At the camps, the detainees were monitored at all times, forbidden to talk to other detainees or to speak without permission. They were physically punished if they spoke any language other than Mandarin Chinese, according to the report.   

Detainees were punished if they made any sign of religious practice. “We can’t even touch our face, or they would suspect us of praying,” a former detainee told Amnesty International.

The detainees took classes that focused on indoctrinating them about the “evils” of Islam and how powerful and “benevolent” China, the Chinese Communist Party, and President Xi Jinping are, according to the report. 

The report shows numerous cases of people who were arrested and went missing. Mirazat Taher was believed to have been arrested or detained for traveling to Turkey, but the official charge was “organizing, leading and participating in a terrorist organization,” according to Amnesty International. 

Two ethnic Uighur women pass Chinese paramilitary policemen standing guard outside the Grand Bazaar in the Uighur district of the city of Urumqi in China’s Xinjiang region on July 14, 2009. (PETER PARKS/AFP via Getty Images)

Two ethnic Uighur women pass Chinese paramilitary policemen standing guard outside the Grand Bazaar in the Uighur district of the city of Urumqi in China’s Xinjiang region on July 14, 2009. (PETER PARKS/AFP via Getty Images)

Sauce Meltai, who is believed to be in an internment camp, was suspected to have been arrested for traveling abroad, preserving Uyghur culture, and not drinking alcohol — which is forbidden in Islam.

The official reason for the arrest was “potentially affecting other people who are currently at a stable condition.” She was last contacted in 2017.

Amnesty International determined that the detainees were considered “guilt[y] by association” due to relationships or perceived relationships with family, friends, or community members who were considered suspicious or accused of being “separatists” or “terrorists.”

At police stations, detainees were tortured by domestic security police known as the Guabao, or occasionally, by local police,  according to Amnesty International. 

“I was seated on a metal chair.

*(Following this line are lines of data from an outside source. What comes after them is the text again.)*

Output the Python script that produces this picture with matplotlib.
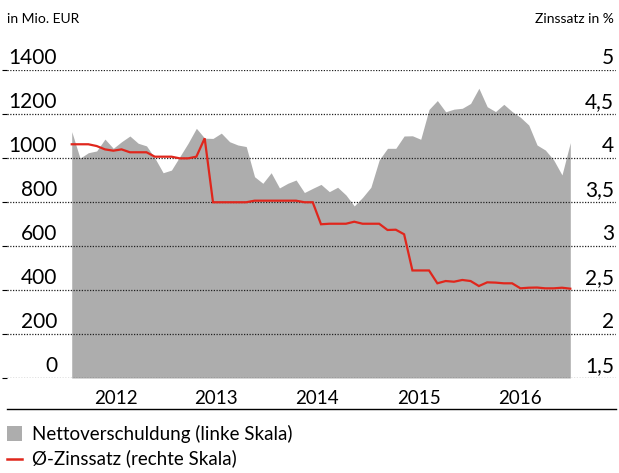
import numpy as np
import matplotlib.pyplot as plt
from matplotlib.patches import Rectangle
from matplotlib.lines import Line2D
import matplotlib.transforms as mtransforms

plt.rcParams['font.family'] = ['Lato', 'DejaVu Sans']

# monthly values, Dec 2011 .. Dec 2016
schulden = [1120, 999, 1024, 1032, 1086, 1044, 1074, 1100, 1067, 1055,
            1000, 933, 945, 1006, 1067, 1135, 1090, 1089, 1113, 1074,
            1059, 1052, 915, 885, 933, 864, 885, 900, 843, 862,
            880, 847, 867, 832, 782, 821, 867, 991, 1044, 1044,
            1100, 1101, 1085, 1221, 1261, 1210, 1222, 1226, 1248, 1317,
            1233, 1211, 1244, 1211, 1185, 1150, 1059, 1036, 991, 923,
            1070]
zinssatz = [4.156, 4.156, 4.156, 4.136, 4.098, 4.083, 4.098, 4.065, 4.065, 4.065,
            4.015, 4.015, 4.015, 3.996, 3.996, 4.015, 4.224, 3.497, 3.497, 3.497,
            3.497, 3.497, 3.515, 3.515, 3.515, 3.515, 3.515, 3.515, 3.497, 3.497,
            3.247, 3.253, 3.253, 3.253, 3.276, 3.253, 3.253, 3.253, 3.182, 3.185,
            3.133, 2.722, 2.722, 2.722, 2.576, 2.602, 2.594, 2.614, 2.602, 2.545,
            2.587, 2.584, 2.576, 2.576, 2.519, 2.526, 2.528, 2.519, 2.519, 2.526,
            2.515]
jahre = ['2012', '2013', '2014', '2015', '2016']
jahr_pos = [5.3, 17.4, 29.5, 41.8, 53.9]
links_ticks = [0, 200, 400, 600, 800, 1000, 1200, 1400]
rechts_ticks = ['1,5', '2', '2,5', '3', '3,5', '4', '4,5', '5']
rechts_werte = [1.5, 2, 2.5, 3, 3.5, 4, 4.5, 5]

W, H = 619, 473
grau = '#adadad'
rot = '#e0261c'

fig = plt.figure(figsize=(W / 100, H / 100), dpi=100)
ax = fig.add_axes([7 / W, 1 - 378 / H, (616 - 7) / W, (378 - 70) / H])
x = np.arange(len(schulden))

ax.fill_between(x, 0, schulden, color=grau, lw=0, zorder=1)
ax.set_xlim(-7.79, 65.5)
ax.set_ylim(0, 1400)
ax.set_yticks(links_ticks)
ax.set_yticklabels([])
ax.tick_params(left=False, bottom=False, labelsize=13.5, pad=5)
ax.set_xticks(jahr_pos, jahre)
ax.yaxis.grid(True, linestyle=(0, (1, 1.2)), color='#222222', lw=0.9)
ax.set_axisbelow(False)
for s in ax.spines.values():
    s.set_visible(False)

ax2 = ax.twinx()
ax2.plot(x, zinssatz, color=rot, lw=1.6, solid_joinstyle='miter')
ax2.set_ylim(1.5, 5)
ax2.set_yticks([])
for s in ax2.spines.values():
    s.set_visible(False)

# tick labels sitting above the gridlines
trans_l = mtransforms.blended_transform_factory(ax.transAxes, ax.transData)
for v in links_ticks:
    ax.annotate(str(v), xy=((57 - 7) / 609, v), xycoords=trans_l,
                xytext=(0, 4), textcoords='offset points',
                ha='right', va='baseline', fontsize=15)
trans_r = mtransforms.blended_transform_factory(ax2.transAxes, ax2.transData)
for lab, v in zip(rechts_ticks, rechts_werte):
    ax2.annotate(lab, xy=((614 - 7) / 609, v), xycoords=trans_r,
                 xytext=(0, 4), textcoords='offset points',
                 ha='right', va='baseline', fontsize=15)

# line under year labels
ax.plot([0, 1], [-31 / 308, -31 / 308], transform=ax.transAxes,
        color='black', lw=1, clip_on=False)

fig.text(7 / W, 1 - 19 / H, 'in Mio. EUR', fontsize=10, va='center')
fig.text(614 / W, 1 - 19 / H, 'Zinssatz in %', fontsize=10, va='center', ha='right')

# legend
fig.add_artist(Rectangle((7 / W, 1 - 441 / H), 15 / W, 15 / H,
                         transform=fig.transFigure, color=grau, lw=0))
fig.add_artist(Line2D([7 / W, 22 / W], [1 - 459 / H, 1 - 459 / H],
                      transform=fig.transFigure, color=rot, lw=1.8))
fig.text(32 / W, 1 - 434 / H, 'Nettoverschuldung (linke Skala)', fontsize=13.5, va='center')
fig.text(32 / W, 1 - 458 / H, 'Ø-Zinssatz (rechte Skala)', fontsize=13.5, va='center')

fig.savefig('out.png', dpi=100)
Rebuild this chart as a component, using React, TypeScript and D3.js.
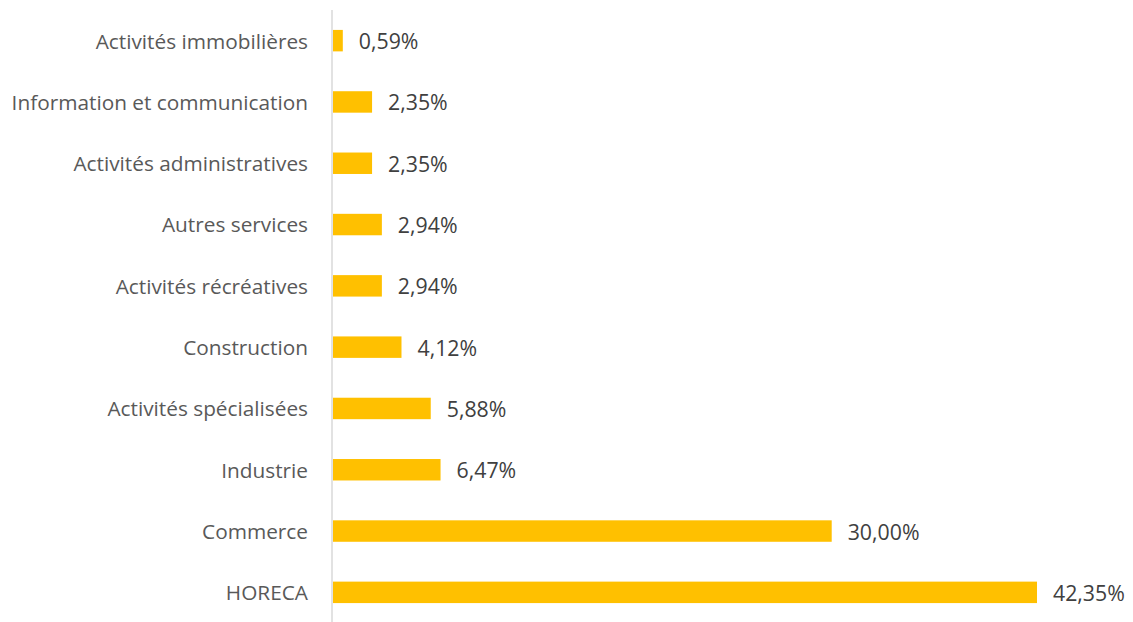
import React from 'react';
import { scaleBand, scaleLinear } from 'd3';

const categories = [
  'Activités immobilières',
  'Information et communication',
  'Activités administratives',
  'Autres services',
  'Activités récréatives',
  'Construction',
  'Activités spécialisées',
  'Industrie',
  'Commerce',
  'HORECA',
];

const values = [0.59, 2.35, 2.35, 2.94, 2.94, 4.12, 5.88, 6.47, 30.0, 42.35];

const width = 1133;
const height = 622;
const axisX = 332;
const font = '"Open Sans", sans-serif';

const App = () => {
  const x = scaleLinear().domain([0, 42.35]).range([axisX + 1, 1037]);
  const y = scaleBand<string>().domain(categories).range([10, 623]).paddingInner(0.65).paddingOuter(0.325);

  const fmt = (v: number) => v.toFixed(2).replace('.', ',') + '%';

  return (
    <svg width={width} height={height} style={{ position: 'absolute', left: 0, top: 0 }}>
      <rect width={width} height={height} fill="#fff" />
      {categories.map((c, i) => {
        const yc = (y(c) as number) + y.bandwidth() / 2;
        return (
          <g key={c}>
            <rect x={x(0)} y={y(c)} width={x(values[i]) - x(0)} height={y.bandwidth()} fill="#FFC000" />
            <text x={axisX - 24} y={yc} dy="0.38em" textAnchor="end" fill="#595959" fontFamily={font} fontSize={20.8}>
              {c}
            </text>
            <text x={x(values[i]) + 16} y={yc} dy="0.4em" fill="#404040" fontFamily={font} fontSize={21.3}>
              {fmt(values[i])}
            </text>
          </g>
        );
      })}
      <line x1={axisX} x2={axisX} y1={10} y2={height} stroke="#D9D9D9" strokeWidth={1.5} />
    </svg>
  );
};

export default App;
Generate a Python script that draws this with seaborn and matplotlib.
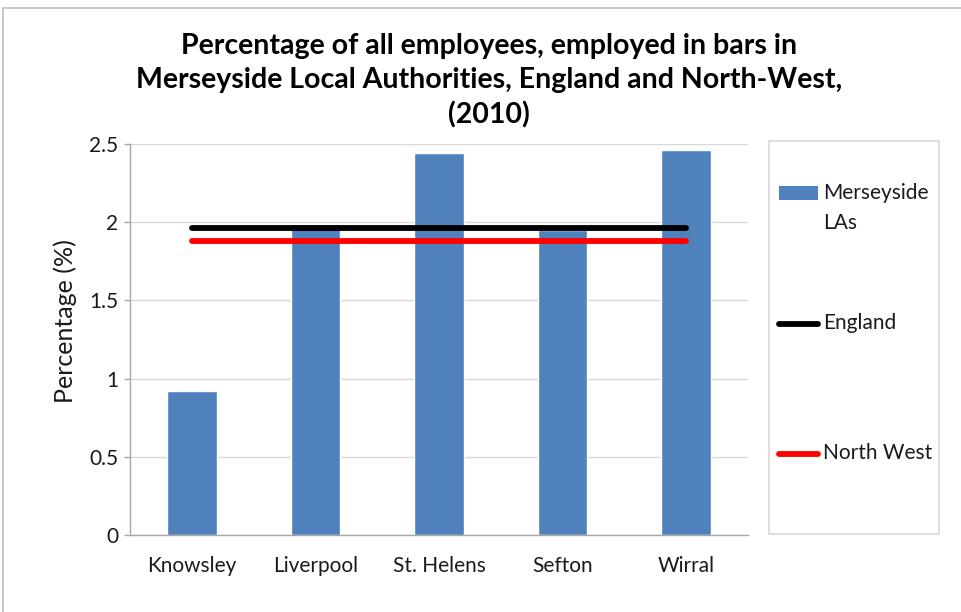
import matplotlib
matplotlib.use("Agg")
import matplotlib.pyplot as plt
from matplotlib.lines import Line2D
from matplotlib.patches import Patch, Rectangle
from matplotlib.legend_handler import HandlerPatch, HandlerLine2D
import seaborn as sns
import pandas as pd

# Share of all employees working in bars, 2010
areas = ["Knowsley", "Liverpool", "St. Helens", "Sefton", "Wirral"]
merseyside_pct = [0.92, 1.99, 2.44, 1.95, 2.46]
england_pct = [1.96, 1.96, 1.96, 1.96, 1.96]
north_west_pct = [1.88, 1.88, 1.88, 1.88, 1.88]

y_ticks = [0, 0.5, 1, 1.5, 2, 2.5]
y_tick_labels = ["0", "0.5", "1", "1.5", "2", "2.5"]

title = ("Percentage of all employees, employed in bars in\n"
         "Merseyside Local Authorities, England and North-West,\n"
         "(2010)")
legend_labels = ["Merseyside\nLAs", "England\n", "North West\n"]

BAR = "#4F81BD"
GRID = "#D9D9D9"
AXIS = "#A6A6A6"
TEXT = "#1a1a1a"

sns.set_theme(style="white")
plt.rcParams["font.family"] = ["Lato", "DejaVu Sans"]

W, H = 961, 612
fig = plt.figure(figsize=(W / 100, H / 100), dpi=100)
fig.patch.set_facecolor("white")


def fx(px):
    return px / W


def fy(py):
    return 1 - py / H


ax = fig.add_axes([fx(130), fy(535), fx(748) - fx(130), fy(144) - fy(535)])

df = pd.DataFrame({"area": areas, "pct": merseyside_pct})
sns.barplot(data=df, x="area", y="pct", color=BAR, saturation=1, width=0.4,
            ax=ax, zorder=2)

sns.lineplot(x=areas, y=england_pct, color="black", linewidth=4.2, ax=ax,
             solid_capstyle="round", zorder=3)
sns.lineplot(x=areas, y=north_west_pct, color="#FF0000", linewidth=4.2, ax=ax,
             solid_capstyle="round", zorder=3)

ax.set_xlim(-0.5, len(areas) - 0.5)
ax.set_ylim(0, 2.5)
ax.set_yticks(y_ticks)
ax.set_yticklabels(y_tick_labels)
ax.yaxis.grid(True, color=GRID, linewidth=1, zorder=0)
ax.set_axisbelow(True)
ax.set_xlabel("")
ax.set_ylabel("Percentage (%)", fontsize=18, color=TEXT)
ax.yaxis.set_label_coords(-0.086, 0.548)

for side in ("top", "right"):
    ax.spines[side].set_visible(False)
for side in ("left", "bottom"):
    ax.spines[side].set_color(AXIS)
    ax.spines[side].set_linewidth(1)
ax.tick_params(axis="y", which="major", left=True, length=4.5, width=1,
               color=AXIS, pad=4, labelsize=15, labelcolor=TEXT)
ax.tick_params(axis="x", which="major", bottom=False, pad=9, labelsize=15,
               labelcolor=TEXT)

fig.text(fx(489), fy(81), title, ha="center", va="center", fontsize=20.5,
         fontweight="bold", color="black", linespacing=1.38)


# legend handles sit on the first line of each two-line label slot
class RaisedPatch(HandlerPatch):
    def __init__(self, shift, **kw):
        super().__init__(**kw)
        self.shift = shift

    def create_artists(self, legend, orig_handle, xdescent, ydescent,
                       width, height, fontsize, trans):
        arts = super().create_artists(legend, orig_handle, xdescent, ydescent,
                                      width, height, fontsize, trans)
        for a in arts:
            a.set_y(a.get_y() + self.shift)
        return arts


class RaisedLine(HandlerLine2D):
    def __init__(self, shift, **kw):
        super().__init__(**kw)
        self.shift = shift

    def create_artists(self, legend, orig_handle, xdescent, ydescent,
                       width, height, fontsize, trans):
        arts = super().create_artists(legend, orig_handle, xdescent, ydescent,
                                      width, height, fontsize, trans)
        for a in arts:
            a.set_ydata([y + self.shift for y in a.get_ydata()])
        return arts


shift = 11
h_bar = Patch(facecolor=BAR, edgecolor="none")
h_eng = Line2D([], [], color="black", linewidth=4.2, solid_capstyle="round")
h_nw = Line2D([], [], color="#FF0000", linewidth=4.2, solid_capstyle="round")

leg = fig.legend([h_bar, h_eng, h_nw], legend_labels, loc="upper left",
                 bbox_to_anchor=(fx(779), fy(183)), frameon=False,
                 fontsize=15, handlelength=1.85, handleheight=0.65,
                 handletextpad=0.25, labelspacing=3.85, borderpad=0,
                 borderaxespad=0,
                 handler_map={h_bar: RaisedPatch(shift),
                              h_eng: RaisedLine(shift),
                              h_nw: RaisedLine(shift)})
for t in leg.get_texts():
    t.set_linespacing(1.62)
    t.set_color(TEXT)

# legend frame
fig.add_artist(Rectangle((fx(769), fy(534)), fx(939) - fx(769), fy(141) - fy(534),
                         transform=fig.transFigure, fill=False,
                         edgecolor=GRID, linewidth=1.2))

# outer chart border (top and left edges)
fig.add_artist(Line2D([fx(3), 1], [fy(8), fy(8)], transform=fig.transFigure,
                      color="#BFBFBF", linewidth=1.2))
fig.add_artist(Line2D([fx(3), fx(3)], [0, fy(8)], transform=fig.transFigure,
                      color="#BFBFBF", linewidth=1.2))

fig.savefig("out.png", dpi=100, facecolor="white")
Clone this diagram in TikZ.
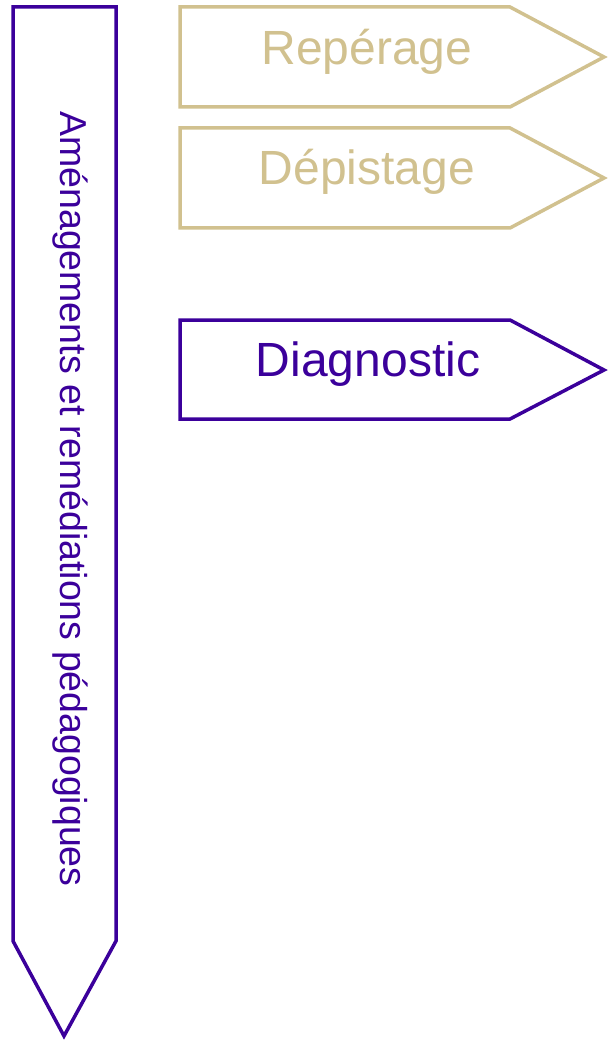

Hands were cuffed. I was interrogated. My feet were also cuffed … I was questioned until 3 a.m.,” Kanat, who spent a year at the camps for visiting Kazakhstan, told Amnesty International.

Although some detainees were able to communicate regularly with their families, some were never able to call or see them, and all calls and interactions were monitored and recorded. 

“China must immediately dismantle the internment camps, release the people arbitrarily detained in them and in prisons, and end the systematic attacks against Muslims in Xinjiang,” Agnès Callamard, the Secretary General of Amnesty International, said in a statement. 

“The international community must speak out and act in unison to end this abomination, once and for all,” she added.

Both the U.S. and UK consider the persecution of Uyghurs in China to be a genocide.